Kyle McDavid, wife of Oilers captain and NHL star Connor McDavid, runs the design and fabrication process of Edmonton’s WAGs jackets, worn by players’ wives and girlfriends. The tradition, Kyle McDavid tells Front Office Sports, has come a long way. This year, she created custom blue-suede barn jackets with a woven leather intrecciato collar, similar to the hallmark of Italian luxury fashion house Bottega Veneta. 

WAGs jackets are a tradition for the Stanley Cup playoffs and other special events like the NHL’s Winter Classic and Stadium Series. Each garment often showcases the team’s logo and, crucially, the last name and number of the WAG’s significant other. (Kids sometimes get their own looks, too.) And although these garments aren’t exclusive to hockey, during the postseason, the designs are a big fan draw across social media for adulation—and runway-esque analysis.
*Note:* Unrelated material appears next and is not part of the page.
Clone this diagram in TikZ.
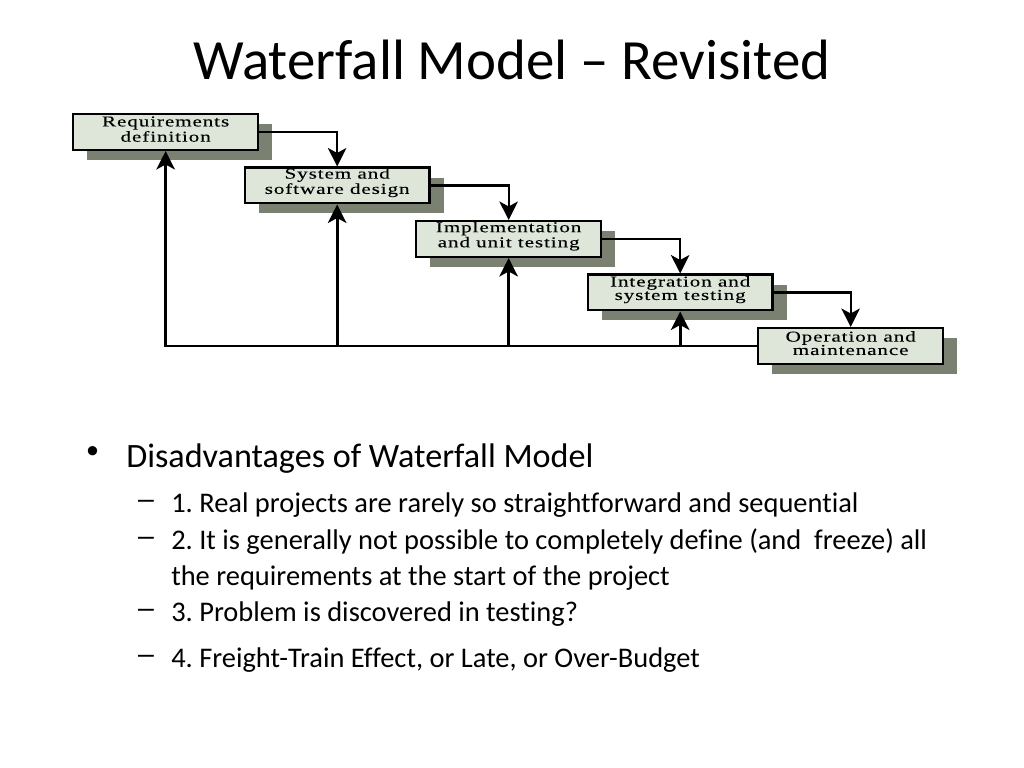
\documentclass[tikz,border=0pt]{standalone}
\usepackage{fontspec}
\setmainfont{Carlito}[Ligatures=NoCommon]
\newfontfamily\boxfont[FakeStretch=1.4,LetterSpace=6,FakeBold=0.2]{Liberation Serif}
\newfontfamily\dashfont{Liberation Sans}
\usetikzlibrary{arrows.meta,shadows}
\definecolor{boxfill}{HTML}{DEE6DA}
\definecolor{shadowc}{HTML}{7A8171}
\tikzset{
  phase/.style={draw=black, line width=1.7pt, fill=boxfill,
    minimum width=130pt, minimum height=25pt, inner sep=0pt,
    anchor=north west, align=center,
    drop shadow={shadow xshift=9.8pt, shadow yshift=-7pt, fill=shadowc, opacity=1}},
  lab/.style={inner sep=0pt, align=center, font=\boxfont\fontsize{10.6}{9.4}\selectfont},
  conn/.style={line width=1.5pt, -{Stealth[length=13pt,width=13pt,inset=3.5pt]}},
  fb/.style={line width=1.9pt, -{Stealth[length=13pt,width=13pt,inset=3.5pt]}},
  txt/.style={anchor=base west, inner sep=0pt},
  big/.style={txt, font=\fontsize{24}{29}\selectfont},
  sub/.style={txt, font=\fontsize{20}{24}\selectfont},
  dsh/.style={anchor=center, inner sep=0pt, font=\dashfont\fontsize{20}{24}\selectfont}
}
\frenchspacing
\begin{document}
\begin{tikzpicture}[x=0.703125pt,y=-0.703125pt]
\useasboundingbox (0,0) rectangle (1024,768);
\node[anchor=base, inner sep=0pt, font=\fontsize{40}{48}\selectfont] (title) at (512,80) {Waterfall Model – Revisited};

\node[phase] (p1) at (72,113) {};
\node[phase] (p2) at (243.5,166.5) {};
\node[phase] (p3) at (415,220) {};
\node[phase] (p4) at (586.5,273.5) {};
\node[phase] (p5) at (757,327) {};
\node[lab] (l1) at ([yshift=2pt]p1.center) {Requirements\\definition};
\node[lab] (l2) at ([yshift=2pt]p2.center) {System and\\software design};
\node[lab] (l3) at ([yshift=2pt]p3.center) {Implementation\\and unit testing};
\node[lab] (l4) at ([yshift=2pt]p4.center) {Integration and\\system testing};
\node[lab] (l5) at ([yshift=2pt]p5.center) {Operation and\\maintenance};

\draw[conn] (p1.east) -| (p2.north);
\draw[conn] (p2.east) -| (p3.north);
\draw[conn] (p3.east) -| (p4.north);
\draw[conn] (p4.east) -| (p5.north);

\draw[fb] (p5.west) -| (p1.south);
\draw[fb] (p5.west -| p2.south) -- (p2.south);
\draw[fb] (p5.west -| p3.south) -- (p3.south);
\draw[fb] (p5.west -| p4.south) -- (p4.south);

\node[anchor=center, inner sep=0pt, font=\dashfont\fontsize{24}{29}\selectfont] (bul) at (92.5,455) {•};
\node[big] (h) at (126,467) {Disadvantages of Waterfall Model};
\node[dsh] (d1) at (146,504) {–};
\node[sub] (t1) at (171,512) {1. Real projects are rarely so straightforward and sequential};
\node[dsh] (d2) at (146,541) {–};
\node[sub] (t2) at (171,549) {2. It is generally not possible to completely define (and\ \ freeze) all};
\node[sub] (t2b) at (171,585) {the requirements at the start of the project};
\node[dsh] (d3) at (146,613) {–};
\node[sub] (t3) at (171,621) {3. Problem is discovered in testing?};
\node[dsh] (d4) at (146,659) {–};
\node[sub] (t4) at (171,667) {4. Freight-Train Effect, or Late, or Over-Budget};
\end{tikzpicture}
\end{document}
“I think culture outside of sports is in general becoming more popular in every sport. I would say we’re starting to see a shift of not just the players, but also their lifestyle, their family, and what their social life looks like,” says Kyle McDavid. This year was the first she made the Oilers WAGs jackets under her unisex sportswear apparel brand label, Sports Club Atelier, which she started in December 2024. The brand is a line of limited-edition Oilers gear—jackets, sweaters, and other accessories such as baseball caps and hair clips. The WAGs jackets, however, are fully custom.

This year, Kyle McDavid also created the jackets for the Jets, Stars, and Golden Knights—all of which, alongside the Oilers, made it through the first round of the Stanley Cup playoffs. She had to decline other teams’ requests because she was at capacity with the designs, which she says take about two weeks from conception to final product. 
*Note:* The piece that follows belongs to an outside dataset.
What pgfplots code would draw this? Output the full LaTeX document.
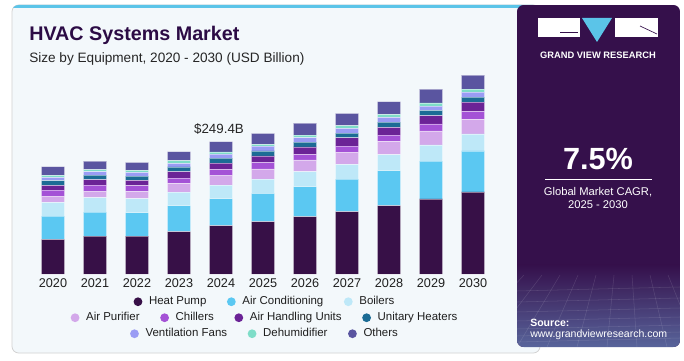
\documentclass[border=0pt]{standalone}
\usepackage{pgfplots}
\pgfplotsset{compat=1.18}
\usepackage{pgfplotstable}
\usepackage{fontspec}
\setmainfont{Liberation Sans}

\definecolor{hp}{HTML}{371047}
\definecolor{ac}{HTML}{5BC8F2}
\definecolor{boil}{HTML}{BEE8F8}
\definecolor{ap}{HTML}{D3A8EA}
\definecolor{ch}{HTML}{A452D6}
\definecolor{ahu}{HTML}{6B2396}
\definecolor{uh}{HTML}{1C6C95}
\definecolor{vf}{HTML}{9A9CF4}
\definecolor{deh}{HTML}{7EDDC8}
\definecolor{oth}{HTML}{5A55A0}
\definecolor{panelbg}{HTML}{F3F8FB}
\definecolor{stripe}{HTML}{5BC4E8}
\definecolor{purp}{HTML}{35104B}
\definecolor{titlec}{HTML}{2C0B45}

\pgfplotstableread{
x hp ac boil ap ch ahu uh vf deh oth
0 65.4 43.9 25.8 11.9 11.3 8.9 8.9 6.2 3.8 16.4
1 71.6 45.2 27.0 12.6 11.3 10.0 8.9 6.2 3.8 16.4
2 71.6 43.9 26.4 13.2 11.3 10.0 8.1 7.0 3.8 15.1
3 79.7 49.0 25.8 16.4 10.0 11.9 8.9 7.0 5.1 17.0
4 91.0 50.9 25.8 17.5 11.9 11.9 9.4 7.5 4.3 19.2
5 98.6 53.3 27.0 19.4 11.9 12.6 9.4 8.9 3.2 20.7
6 108.0 56.6 28.3 22.1 10.7 13.8 8.9 8.9 4.3 22.6
7 117.4 61.6 27.7 23.2 11.3 15.6 8.9 8.9 5.1 23.2
8 128.7 66.0 30.2 25.1 11.9 14.5 10.0 8.9 5.7 23.9
9 141.4 71.6 30.2 26.4 13.2 15.6 10.0 8.1 6.2 25.8
10 154.6 77.3 32.0 27.7 15.1 17.5 9.4 9.4 5.7 26.4
}\datatable

\pgfplotsset{
  legrow/.style={
    at={(198pt,#1)}, anchor=center,
    scale only axis, width=1pt, height=1pt, hide axis,
    xmin=0, xmax=1, ymin=0, ymax=1,
    legend image code/.code={\fill[##1] (3.3pt,0pt) circle (3.3pt);},
    legend style={at={(0.5,0.5)}, anchor=center, draw=none, fill=none,
      legend columns=-1, font=\fontsize{8.6}{10}\selectfont, text=black!88,
      inner sep=0pt, outer sep=0pt, nodes={inner sep=0pt},
      /tikz/every odd column/.append style={column sep=5pt},
      /tikz/every even column/.append style={column sep=15.4pt}},
  }
}

\begin{document}
\begin{tikzpicture}[x=0.75pt,y=0.75pt]
\useasboundingbox (0,0) rectangle (684,360);
\fill[white] (0,0) rectangle (684,360);
% light panel
\fill[panelbg, draw=black!18, line width=0.6pt, rounded corners=5] (12,7) rectangle (540,355);
\begin{scope}
  \clip[rounded corners=5] (12,7) rectangle (540,355);
  \fill[stripe] (10,352) rectangle (542,356);
\end{scope}
% right panel
\begin{scope}
  \clip[rounded corners=5] (517,13) rectangle (680,355);
  \fill[purp] (517,13) rectangle (680,355);
  \shade[top color=purp, bottom color={rgb,255:red,88;green,100;blue,155}] (517,13) rectangle (680,95);
  \foreach \yy in {18,24,31,39,48,58,69} {\draw[white, opacity=0.12, line width=0.4pt] (517,\yy) -- (680,\yy+4);}
  \foreach \xx in {-60,-30,0,30,60,90,120,150,180,210,240} {\draw[white, opacity=0.12, line width=0.4pt] (517+\xx,13) -- (560+\xx*0.6,85);}
\end{scope}
% logo
\fill[white] (538,323) rectangle (580,342);
\fill[white] (615,323) rectangle (658,342);
\fill[stripe] (582,342) -- (612,342) -- (597,318) -- cycle;
\draw[purp, line width=0.5pt] (560,328) -- (578,328);
\draw[purp, line width=0.5pt] (640,334) -- (657,326);
\node[anchor=center, text=white, font=\bfseries\fontsize{7}{8}\selectfont] at (598,304.5) {GRAND VIEW RESEARCH};
% CAGR
\node[anchor=base, text=white, font=\bfseries\fontsize{23}{26}\selectfont] at (598,190) {7.5\%};
\draw[white, line width=0.7pt] (545,181) -- (652,181);
\node[anchor=base, text=white, font=\fontsize{8.4}{10}\selectfont] at (598,164) {Global Market CAGR,};
\node[anchor=base, text=white, font=\fontsize{8.4}{10}\selectfont] at (598,151) {2025 - 2030};
\node[anchor=base west, text=white, font=\bfseries\fontsize{7.9}{9}\selectfont, inner sep=0pt] at (530,33) {Source:};
\node[anchor=base west, text=white, font=\fontsize{7.9}{9}\selectfont, inner sep=0pt] at (530,22) {www.grandviewresearch.com};
% titles
\node[anchor=base west, inner sep=0pt, text=titlec, font=\bfseries\fontsize{14.8}{17}\selectfont] at (29,319.5) {HVAC Systems Market};
\node[anchor=base west, inner sep=0pt, text=black!85, font=\fontsize{10.2}{12}\selectfont] at (29,297.5) {Size by Equipment, 2020 - 2030 (USD Billion)};

\begin{axis}[
  at={(24pt,64.5pt)}, anchor=south west,
  scale only axis, width=346.5pt, height=159.15pt,
  xmin=-0.5, xmax=10.5, ymin=0, ymax=400,
  ybar stacked, bar width=17.5pt,
  axis line style={draw=none}, ytick=\empty,
  xtick={0,1,2,3,4,5,6,7,8,9,10},
  xticklabels={2020,2021,2022,2023,2024,2025,2026,2027,2028,2029,2030},
  major tick length=0pt,
  xticklabel style={font=\fontsize{9.5}{11}\selectfont, text=black!88},
  /pgf/number format/assume math mode=true,
  clip=false,
  every axis plot/.append style={draw=white, draw opacity=0.45, line width=0.4pt},
]
\addplot[fill=hp] table[x=x, y=hp] {\datatable};
\addplot[fill=ac] table[x=x, y=ac] {\datatable};
\addplot[fill=boil] table[x=x, y=boil] {\datatable};
\addplot[fill=ap] table[x=x, y=ap] {\datatable};
\addplot[fill=ch] table[x=x, y=ch] {\datatable};
\addplot[fill=ahu] table[x=x, y=ahu] {\datatable};
\addplot[fill=uh] table[x=x, y=uh] {\datatable};
\addplot[fill=vf] table[x=x, y=vf] {\datatable};
\addplot[fill=deh] table[x=x, y=deh] {\datatable};
\addplot[fill=oth] table[x=x, y=oth] {\datatable};
\node[anchor=base, font=\fontsize{10}{12}\selectfont, text=black!85] at (axis cs:4,249.4) [yshift=6.5pt, xshift=-1.5pt] {\$249.4B};
\end{axis}

\begin{axis}[legrow=43.7pt]
\addlegendimage{fill=hp, draw=none}\addlegendentry{Heat Pump}
\addlegendimage{fill=ac, draw=none}\addlegendentry{Air Conditioning}
\addlegendimage{fill=boil, draw=none}\addlegendentry{Boilers}
\end{axis}
\begin{axis}[legrow=31.7pt]
\addlegendimage{fill=ap, draw=none}\addlegendentry{Air Purifier}
\addlegendimage{fill=ch, draw=none}\addlegendentry{Chillers}
\addlegendimage{fill=ahu, draw=none}\addlegendentry{Air Handling Units}
\addlegendimage{fill=uh, draw=none}\addlegendentry{Unitary Heaters}
\end{axis}
\begin{axis}[legrow=19.7pt]
\addlegendimage{fill=vf, draw=none}\addlegendentry{Ventilation Fans}
\addlegendimage{fill=deh, draw=none}\addlegendentry{Dehumidifier}
\addlegendimage{fill=oth, draw=none}\addlegendentry{Others}
\end{axis}
\end{tikzpicture}
\end{document}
She says pricing can shoot up from express shipping to hit the short timeline. “We make up our costs and then add a little margin for that. But I feel that we’re charging a very reasonable cost for them; it’s not a premium right now.” (Kyle McDavid declined to provide specific pricing information.) She works with manufacturers in China, Pakistan, and Portugal and says she’s already looking to expand her sourcing next season for quality and customization.
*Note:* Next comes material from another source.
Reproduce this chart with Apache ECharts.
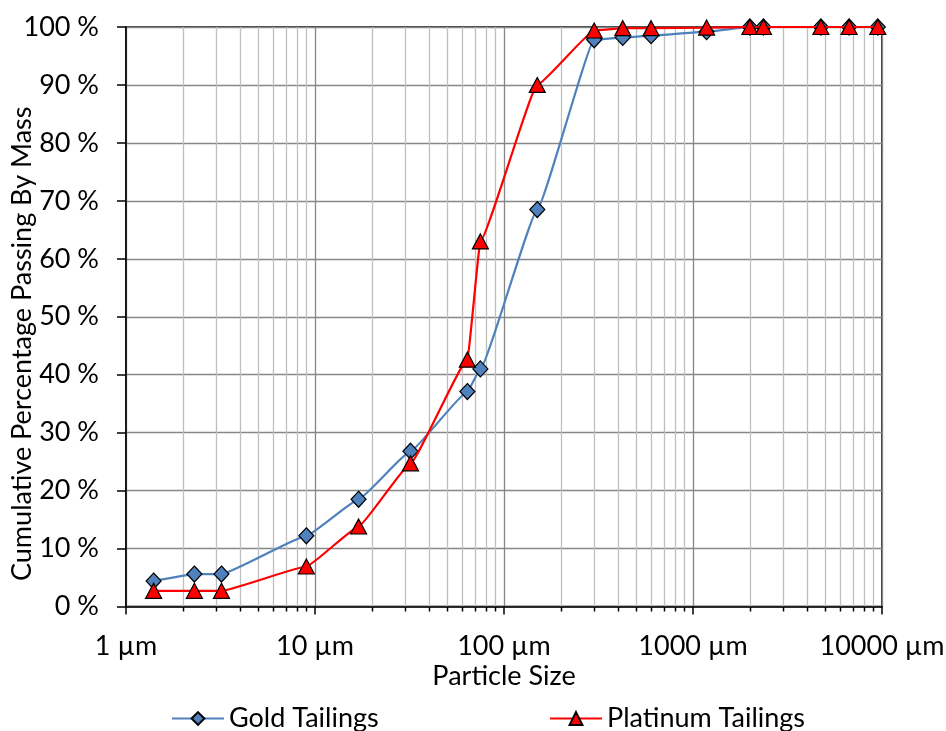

Hillary Trocheck thinks the fan interest around the outfits was driven in part by Kristin Juszczyk, who designed a custom Kansas City Chiefs jacket for Taylor Swift last year (Swift’s boyfriend is Chiefs tight end Travis Kelce). Trocheck, whose husband, Vincent, plays for the Rangers, launched her own clothing brand, Statement Threads Shop, in April 2024. She carries a few items ready-made, including jackets, but most of her work focuses on custom pieces.

The Rangers didn’t make the postseason this year, but Trocheck designed playoff sweaters for the Ottawa Senators. She sources from retailers including Zara and H&M, and then adds bespoke details. She offers non-custom versions for both adults and kids on the Statement Threads online shop, for $275 and $250, respectively. She also designed the Team USA jackets for 4 Nations Face-Off: custom Alo Yoga bomber jackets with the names and numbers of each player.

“The ladies came to me with a design idea, and I had somebody help me digitally, and then we went back and forth on a couple of iterations,” she tells FOS. Usually, she says, the process doesn’t start until teams clinch playoff spots. For Ottawa’s sweaters, she spent more than an hour with a commercial-grade embroidery machine on each of the 36 pieces. All in all, her raw materials cost $50 and she sold each for $200.

Although the $4 billion women’s sports merch market is expanding, WAGs items live in their own realm—they’re not available for purchase, so instead create a kind of aspirational, almost voyeuristic social media sensation.

“Ladies and gentlemen, the best time of the year is here, and that is playoffs,” one TikTok user posted in April. “It is not because of the game. It’s because of the jackets.”